Last week, Leahy said that his conditions were designed to communicate to the Egyptian people that the United States supports their demand for democracy and fundamental freedoms — and to send a clear message to the Egyptian military that “the days of blank checks are over.”
 
That sentiment is a long time coming for Egyptian activists such as Bahey el din Hassan, founder of the Cairo Institute of Human Rights Studies. The Egyptian government’s criticism of foreign funding of NGOs also took place during the Mubarak era—but Hassan said that the military council has for the first time in decades endorsed a campaign at the highest levels to “defame the community of NGOs as working against the national interest of the Egyptian people.” Hassan guessed that this was, in part, designed to pressure the groups to end their loud critique of the military’s human-rights violations during the transition.
 
Hassan told National Journal in December that he’s been disappointed with Washington’s mixed messages. “The U.S. doesn’t have any consistent strategy,” he said. “There are many statements just blessing the part of the [military council] and very lightly addressing the human-rights concerns. We hear contradictory statements in the same week, the same month.”
 
Leslie Campbell, NDI’s Middle East director, said that the initial late-December raid on the NGOs was meant to make an example of a few organizations on a list of some 400 NGOs under investigation. “It was quite a nasty thing,” Campbell said. Armed Egyptians detained staffers in one room as they seized money, computers, video cameras, and financial records. Still, Campbell was sure that the phone calls from President Obama and Defense Secretary Leon Panetta to the leader of Egypt’s ruling military council would prompt Cairo to return the confiscated property and allow the offices to reopen. IRI’s president, Lorne Craner, hoped that the Egyptians would lift travel ban on his country director, Sam LaHood, and other IRI and NDI employees. That didn’t happen.

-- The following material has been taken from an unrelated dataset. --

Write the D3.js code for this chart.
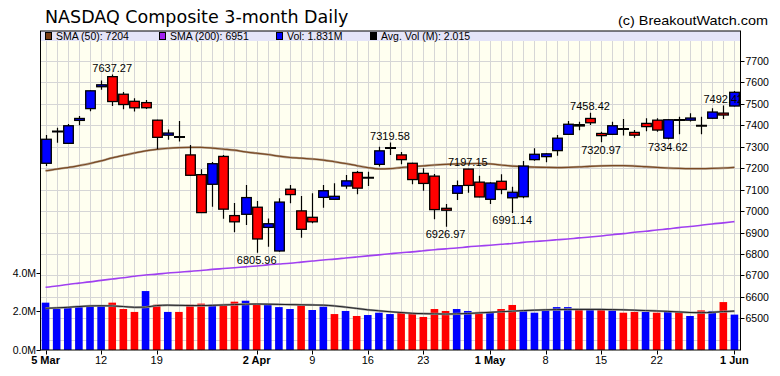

“The intent was to send a very strong message by the Minister of Planning and the [military council] that they are not going to put up with a civil-society regime where organizations can operate freely and without undue restrictions,” Campbell said. “They want to set the terms of civil-society engagement in the transition to democracy.” The result, Campbell says, is a “very high stakes” standoff over the way the U.S. conducts its relationship with Egypt.
 
The way the administration handles this issue could add to its credibility in Egypt, Campbell said. “The criticism, at least in the world of human-rights and democracy organizations in Egypt, has typically been that the U.S. was very close to Mubarak, close to the generals, and wasn’t very much in touch with the attitudes on the streets,” Campbell said. “If this whole episode means that the U.S. government is more attentive to what Egyptian people are saying … and a little less concerned about temper tantrums by a few people at the top, then that bodes well for the relationship.”
 
 The brewing congressional outcry would make it extremely difficult for the administration to override the aid restrictions with its national-security waiver if the situation doesn’t improve. What’s more, Armed Services ranking member John McCain, R-Ariz., is IRI’s board chairman; also on that board is Rep. Kay Granger, R-Texas., head of the Appropriations subcommittee that oversees foreign aid.  Meanwhile, a bipartisan group of 41 lawmakers—including House Minority Whip Steny Hoyer, D-Md.– signed a letter to Secretary of State Hillary Rodham Clinton and Panetta saying they won’t support certification until “fundamental human rights” are protected in Egypt.  Amid the furor, an Egyptian military delegation slated to meet with some of these lawmakers while visiting Washington abruptly canceled at the last minute.
 
This discussion certainly won’t end any time soon. If there are not changes in the military’s behavior, Leahy warned, “I’m not putting money [for Egypt] in the foreign-aid bill next year.”